### Work instructions
Collect each line containing "this".

### Material supplied
▬▬▬▬▬▬▬▬▬▬

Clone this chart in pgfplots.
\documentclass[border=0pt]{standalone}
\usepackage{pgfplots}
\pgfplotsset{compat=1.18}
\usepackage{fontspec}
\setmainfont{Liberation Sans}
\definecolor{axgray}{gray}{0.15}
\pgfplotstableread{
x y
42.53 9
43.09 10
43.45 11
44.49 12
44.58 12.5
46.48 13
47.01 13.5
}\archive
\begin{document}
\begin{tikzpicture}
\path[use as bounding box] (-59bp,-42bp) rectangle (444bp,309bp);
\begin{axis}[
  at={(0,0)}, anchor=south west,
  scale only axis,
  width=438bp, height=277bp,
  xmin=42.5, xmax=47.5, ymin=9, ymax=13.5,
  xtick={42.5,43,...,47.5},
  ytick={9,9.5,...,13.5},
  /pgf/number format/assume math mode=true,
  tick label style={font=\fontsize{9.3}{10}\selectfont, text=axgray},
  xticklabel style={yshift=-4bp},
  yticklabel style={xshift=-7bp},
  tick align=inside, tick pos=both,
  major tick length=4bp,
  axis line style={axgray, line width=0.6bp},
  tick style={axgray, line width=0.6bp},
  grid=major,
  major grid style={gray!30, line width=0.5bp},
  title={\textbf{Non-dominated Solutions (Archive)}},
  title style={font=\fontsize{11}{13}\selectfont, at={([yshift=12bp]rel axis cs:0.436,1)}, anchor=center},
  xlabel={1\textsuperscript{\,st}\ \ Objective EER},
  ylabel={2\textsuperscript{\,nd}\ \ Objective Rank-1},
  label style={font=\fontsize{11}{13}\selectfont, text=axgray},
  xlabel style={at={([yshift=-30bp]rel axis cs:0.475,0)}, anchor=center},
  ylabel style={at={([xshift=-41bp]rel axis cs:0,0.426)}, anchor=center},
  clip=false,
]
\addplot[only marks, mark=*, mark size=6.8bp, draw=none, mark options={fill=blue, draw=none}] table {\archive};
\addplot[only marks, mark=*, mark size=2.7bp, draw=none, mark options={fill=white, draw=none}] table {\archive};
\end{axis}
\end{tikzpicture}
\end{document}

▬▬▬▬▬▬▬▬▬▬

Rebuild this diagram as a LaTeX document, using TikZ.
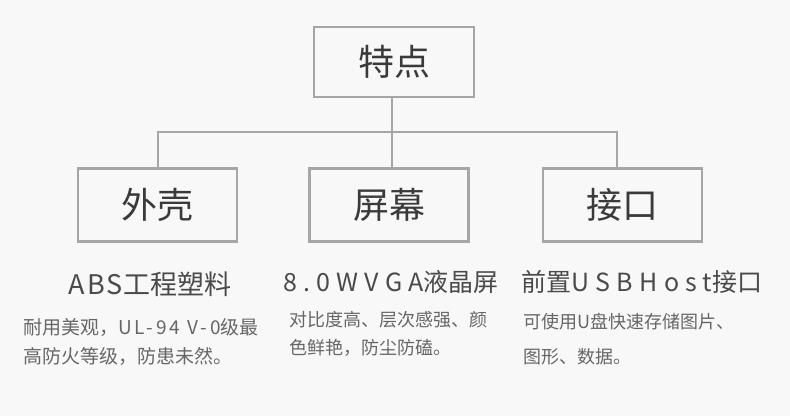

▬▬▬▬▬▬▬▬▬▬

### Full solution
Clone this chart in pgfplots.
Rebuild this diagram as a LaTeX document, using TikZ.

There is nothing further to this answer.